CT     Dans un marché complexe, l’évènement devient le point d’ancrage majeur?

FP    Absolument, en dehors de ces deux grands temps forts que sont les ventes publiques et les foires — qui par ailleurs parviennent souvent à mettre en commun leurs agendas —, le marché est trop morcelé. Nous concernant, la très grande majorité de notre activité se fait durant les foires — un minimum de 80 %, même s’il est toujours très difficile de quantifier cela avec précision.

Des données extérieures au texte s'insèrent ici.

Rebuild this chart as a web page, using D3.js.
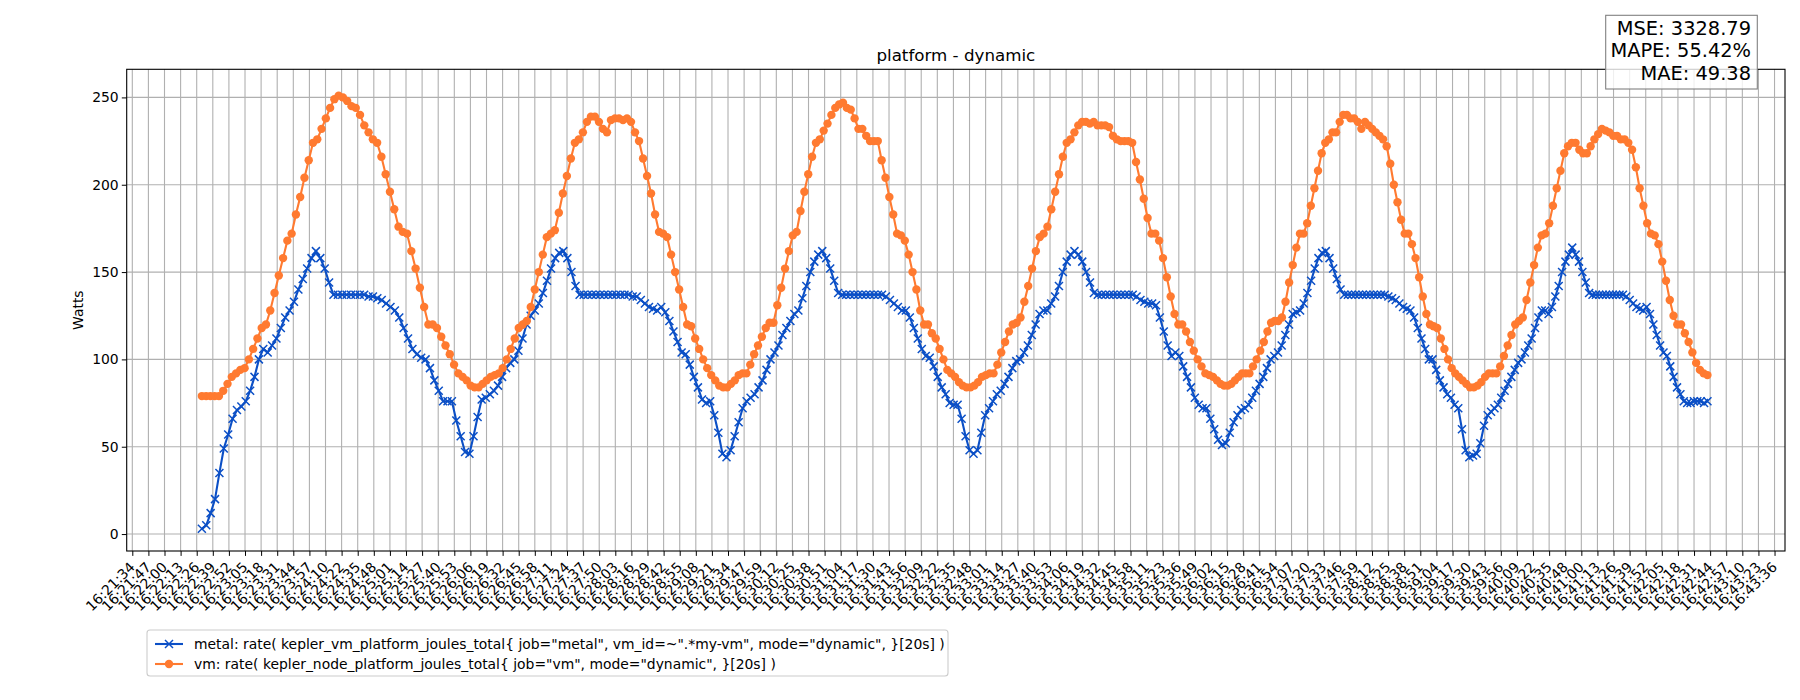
<!DOCTYPE html>
<html><head><meta charset="utf-8">
<script src="https://cdn.jsdelivr.net/npm/d3@7"></script>
<style>body{margin:0;background:#fff}svg{font-family:"DejaVu Sans",sans-serif}</style>
</head><body><svg id="c" width="1800" height="700"></svg>
<script>
// ---- data ----
const tickStartSec = 16*3600 + 21*60 + 34;   // 16:21:34
const tickEndSec = 16*3600 + 43*60 + 36;     // 16:43:36
const tickCount = 103;
const tickLabels = d3.range(tickCount).map(i => {
  const s = Math.round(tickStartSec + i*(tickEndSec - tickStartSec)/(tickCount-1));
  const p = n => String(n).padStart(2, "0");
  return p(Math.floor(s/3600)) + ":" + p(Math.floor(s/60)%60) + ":" + p(s%60);
});
// seconds after 16:21:34 where each cycle of samples starts; last entry = last sample time
const vmCycleStartSec = [56, 265.9, 475.7, 662.3, 873.1, 1070.8, 1268];
const metalCycleStartSec = [56, 271.4, 484.9, 677.2, 889.7, 1091.1, 1268];
const vmCycles = [
[79,79,79,79,79,82,86,90,92,94,95,100,106,112,118,120,
128,138,148,158,168,172,183,193,204,214,224,226,232,238,244,249,251,250,248,245,244,240,
234,230,226,224,216,206,196,186,176,173,172,162,152,141,130,120,120,118,113,108,103,97,92],
[90,88,85,84,84,86,88,90,91,92,95,100,106,112,118,120,122,130,140,150,160,170,172,174,
184,195,205,215,224,226,230,236,239,239,236,232,230,237,238,238,237,238,236,230,225,
215,205,195,183,173,172,170,160,150,140,130,120,119,112,106,100,95,91,88,85],
[84,84,86,88,
91,92,92,97,103,108,113,118,121,121,131,141,152,162,171,173,185,196,206,216,224,226,231,235,
240,244,246,247,244,243,238,232,232,228,225,225,225,214,204,193,183,172,171,168,160,150,140,128,
120,120,115,112,106,100,94,92],
[90,87,85,84,84,85,87,90,91,92,92,97,104,110,116,120,
121,124,133,142,152,162,170,172,176,186,196,206,216,224,226,230,234,236,236,235,236,234,234,234,
233,228,226,225,225,225,224,213,203,192,181,172,172,168,158,147,136,126,120,120,116,110,105,100,
96,92,91,90],
[88,86,85,85,86,88,90,92,92,92,96,100,105,110,116,121,122,122,124,133,
144,154,164,172,172,178,188,198,208,218,224,226,230,230,236,240,240,238,238,236,232,236,234,232,
230,228,226,222,212,200,190,180,172,172,166,158,147,136,126,120,119,118,112,106,100,95,92,90],
[88,86,84,84,85,87,90,92,92,92,96,102,108,114,120,122,124,134,144,154,164,171,172,178,
188,198,208,218,222,224,224,220,218,218,222,226,229,232,231,230,228,228,226,226,224,220,210,198,
188,178,172,171,166,156,145,134,125,120,120,115,110,104,98,94,92,91]];
const metalCycles = [
[3,5,12,20,35,49,57,66,71,73,76,82,90,100,106,104,
108,112,118,124,128,133,140,146,152,158,162,158,152,144,137,137,137,137,137,137,137,137,
136,136,135,134,132,130,128,124,118,112,106,103,101,100,95,88,82,76,76,76,65,56,47],
[46,56,67,77,78,80,82,85,90,95,98,100,105,112,120,125,128,132,138,145,152,158,161,162,
158,150,142,137,137,137,137,137,137,137,137,137,137,137,137,137,136,136,134,132,130,
129,128,130,127,122,116,110,104,103,97,90,84,77,75,76,68,58,46,44,48],
[56,64,72,76,
78,80,84,88,94,100,104,108,114,118,122,126,128,135,142,150,156,160,162,158,152,145,138,137,
137,137,137,137,137,137,137,137,137,137,136,134,132,130,128,128,124,118,112,106,102,101,96,90,
84,80,75,74,74,66,56,48],
[46,48,58,68,72,76,80,82,86,90,95,99,100,104,108,114,
120,126,128,128,132,136,142,150,156,160,162,160,156,150,144,138,137,137,137,137,137,137,137,137,
137,137,136,134,133,132,132,131,124,116,108,102,104,102,96,90,84,78,74,72,72,66,60,54,
51,52,58,64],
[68,71,72,74,78,82,86,90,95,100,102,104,108,114,120,126,127,128,132,138,
145,152,158,161,162,158,152,146,140,137,137,137,137,137,137,137,137,137,137,137,137,136,135,134,
132,130,129,128,124,118,112,106,100,100,94,88,84,80,78,74,72,60,48,44,45,46,52,62],
[68,70,72,74,78,82,86,90,94,98,100,104,108,112,118,124,128,128,126,130,136,142,150,156,
160,164,160,156,150,144,138,137,137,137,137,137,137,137,137,137,137,136,134,132,130,129,128,130,
126,120,114,108,104,102,96,90,84,80,76,75,75,76,76,76,75,76]];
const yTicks = [0,50,100,150,200,250];
const legendLabels = ['metal: rate( kepler_vm_platform_joules_total{ job="metal", vm_id=~".*my-vm", mode="dynamic", }[20s] )',
  'vm: rate( kepler_node_platform_joules_total{ job="vm", mode="dynamic", }[20s] )'];
const statsLines = ["MSE: 3328.79", "MAPE: 55.42%", "MAE: 49.38"];

// ---- drawing ----
const svg = d3.select("#c");
const L = 126.7, R = 1785, T = 69.3, B = 551;
const tickStep = (tickEndSec - tickStartSec)/(tickCount-1);
const x = d3.scaleLinear().domain([-0.348*tickStep, 102.65*tickStep]).range([L, R]);
const y = d3.scaleLinear().domain([-9.7, 266.1]).range([B, T]);
const tickPos = d3.range(tickCount).map(i => i*tickStep);
const blue = "#0b4fc6", orange = "#ff7a30";

const g = svg.append("g");
g.selectAll(".vg").data(tickPos).join("line").attr("x1", d=>x(d)).attr("x2", d=>x(d))
  .attr("y1", T).attr("y2", B).attr("stroke", "#b0b0b0").attr("stroke-width", 1.1);
g.selectAll(".hg").data(yTicks).join("line").attr("x1", L).attr("x2", R)
  .attr("y1", d=>y(d)).attr("y2", d=>y(d)).attr("stroke", "#b0b0b0").attr("stroke-width", 1.1);

const xAxis = d3.axisBottom(x).tickValues(tickPos).tickFormat((d,i)=>tickLabels[i]).tickSize(4.9).tickSizeOuter(0);
const xg = svg.append("g").attr("transform", `translate(0,${B})`).call(xAxis);
xg.select(".domain").remove();
xg.selectAll("text").attr("font-size", 13.9).attr("fill", "#000").attr("font-family", "DejaVu Sans")
  .attr("text-anchor", "end").attr("dy", null).attr("y", 0)
  .attr("transform", "translate(3,17) rotate(-45)");
const yAxis = d3.axisLeft(y).tickValues(yTicks).tickSize(4.9).tickSizeOuter(0);
const yg = svg.append("g").attr("transform", `translate(${L},0)`).call(yAxis);
yg.select(".domain").remove();
yg.selectAll("text").attr("font-size", 13.9).attr("fill", "#000").attr("font-family", "DejaVu Sans").attr("x", -8);
svg.append("rect").attr("x", L).attr("y", T).attr("width", R-L).attr("height", B-T)
  .attr("fill", "none").attr("stroke", "#000").attr("stroke-width", 1.1);

// series: samples spread evenly in time within each cycle
function timed(cycles, starts){
  const out = [];
  cycles.forEach((vals, c) => {
    const t0 = starts[c], t1 = starts[c+1], last = c === cycles.length-1;
    const n = vals.length, div = last ? n-1 : n;
    vals.forEach((v,i) => out.push([t0 + i*(t1-t0)/div, v]));
  });
  return out;
}
const metal = timed(metalCycles, metalCycleStartSec), vm = timed(vmCycles, vmCycleStartSec);
const line = d3.line().x(d=>x(d[0])).y(d=>y(d[1]));
g.append("path").datum(metal).attr("d", line).attr("fill","none").attr("stroke", blue).attr("stroke-width", 2.1);
const xs = 4;
g.append("g").selectAll("path").data(metal).join("path")
  .attr("d", d=>{const cx=x(d[0]), cy=y(d[1]); return `M${cx-xs},${cy-xs}L${cx+xs},${cy+xs}M${cx-xs},${cy+xs}L${cx+xs},${cy-xs}`;})
  .attr("stroke", blue).attr("stroke-width", 1.5);
g.append("path").datum(vm).attr("d", line).attr("fill","none").attr("stroke", orange).attr("stroke-width", 2.1);
g.append("g").selectAll("circle").data(vm).join("circle")
  .attr("cx", d=>x(d[0])).attr("cy", d=>y(d[1])).attr("r", 4.2).attr("fill", orange);

svg.append("text").attr("x", (L+R)/2).attr("y", 61).attr("text-anchor","middle").attr("font-size", 16.7).text("platform - dynamic");
svg.append("text").attr("transform", `translate(83,${(T+B)/2}) rotate(-90)`).attr("text-anchor","middle").attr("font-size", 13.9).text("Watts");

svg.append("rect").attr("x", 1605.7).attr("y", 15.3).attr("width", 151.6).attr("height", 73.7)
  .attr("fill", "rgba(255,255,255,0.8)").attr("stroke", "#808080").attr("stroke-width", 1.1);
svg.selectAll(".st").data(statsLines).join("text").attr("x", 1751).attr("y", (d,i)=>35+i*22.3)
  .attr("text-anchor","end").attr("font-size", 19.4).text(d=>d);

const lg = svg.append("g");
lg.append("rect").attr("x", 147).attr("y", 630).attr("width", 801).attr("height", 46).attr("rx", 3)
  .attr("fill", "rgba(255,255,255,0.8)").attr("stroke", "#cccccc").attr("stroke-width", 1.1);
[[blue,"x"],[orange,"o"]].forEach(([c,m],i)=>{
  const yy = 644 + i*20;
  lg.append("line").attr("x1", 155).attr("x2", 183).attr("y1", yy).attr("y2", yy).attr("stroke", c).attr("stroke-width", 2.1);
  if (m==="x") lg.append("path").attr("d", `M${169-xs},${yy-xs}L${169+xs},${yy+xs}M${169-xs},${yy+xs}L${169+xs},${yy-xs}`).attr("stroke", c).attr("stroke-width",1.5);
  else lg.append("circle").attr("cx", 169).attr("cy", yy).attr("r", 4.2).attr("fill", c);
  lg.append("text").attr("x", 194).attr("y", yy+5).attr("font-size", 13.9).text(legendLabels[i]);
});
</script></body></html>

Internet joue un rôle important, mais seulement en tant que véhicule d’information. Le marché de l’art est un secteur très résilient. Aujourd’hui, en terme de transactions, Internet représente 5 à 7 % des ventes, un chiffre qui demeure relativement stable, contrairement à d’autres secteurs économiques où les axes de progression font que les business traditionnels sont voués à disparaitre. Ce n’est pas le cas du monde de l’art, d’autant plus que les ventes sur Internet se focalisent plus sur des objets édités à plusieurs exemplaires : bibliophilie, objets de collection, estampes, etc. Pour tout ce qui est oeuvre unique, la confrontation à l’oeuvre et sa nécessité font que le commerce en ligne d’oeuvres d’art reste — et restera — marginal. En revanche, les moyens de communication via les plateformes de communication sont devenus des éléments tout à fait prépondérants.

 

CT     Malgré cela, la galerie doit demeurer un maillon essentiel du marché de l’art.

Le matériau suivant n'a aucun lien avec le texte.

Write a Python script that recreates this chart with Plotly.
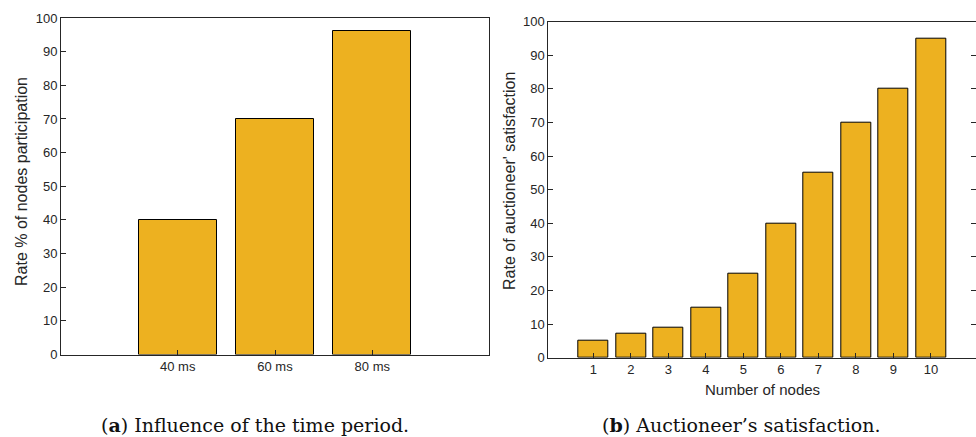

FP    Il faut faire la distinction entre le premier et le second marché. Au premier marché, la galerie reste l’outil principal, un outil d’agent. Au second marché, on pourrait penser que la galerie a perdu de sa raison d’être, si ce n’est que l’on ne peut pas participer aux grandes foires si l’on n’a pas de galerie. La galerie est devenue un maillon important en amont et en aval des foires.

 

CT     Pour revenir sur une tribune de votre blog, vous soulignez que l’une des difficultés des marchands en Europe est la faiblesse de leurs fonds propres…

FP    L’activité de marchand d’art est un domaine très capitalistique — sur le premier comme sur le second marché. Nous jouons deux rôles : celui d’intermédiaire et d’acheteur. Nous constituons du stock et nous accompagnons les vendeurs. La capacité d’une galerie à se projeter dans l’avenir repose sur cette donnée fondamentale qu’est le stock — même sur le premier marché.

S’il existait des organismes financiers qui permettaient aux galeries de constituer du stock en apportant un concours bancaire sur la durée, ce serait un moyen de répondre à cette problématique. Cependant, l’actif « œuvre d’art » est très mal compris des institutions financières.

Nous avons présenté une mesure l’année dernière avec le comité des galeries d’art et le syndicat des antiquaires en conférence budgétaire. Elle a fait l’objet d’un amendement au projet de loi finance 2016, qui n’a pas prospéré, mais qui cette année peut encore être débattu.

L’idée consiste en la possibilité pour les marchands d’amortir leur stock sous la forme d’une provision — la notion d’amortissement n’est pas compatible avec l’œuvre d’art qui ne se déprécie pas —, en leur accordant un crédit d’impôt — ce qui ne bénéficierait qu’aux galeries faisant du résultat et payant un impôt. Grosso modo, vous achetez un stock 120 et vous avez la possibilité à la fin de l’année de passer une provision de 40 sur trois ans à condition que l’année suivante vous réutilisiez au moins 40 pour acheter du stock. On s’inscrit donc dans la durée et dans un cercle vertueux. Ce modèle existe déjà dans d’autres pays. Le stock est le gage principal de profit futur.

 

CT     Que souhaitez-vous montrer à la biennale des Antiquaires ?

FP    Nous allons montrer une sélection assez large incluant nos plus grands artistes comme Pierre Soulages et Nicolas de Staël, mais aussi le plus beau tableau de Camille Bryen que je n’ai jamais eu entre les mains et un Alberto Magnelli des années 1940. L’idée est de proposer un large éventail de prix pour les collectionneurs — de 100.000 € une limite très basse aujourd’hui pour les œuvres peintes malheureusement, jusqu’à 3 ou 4 millions d’euros.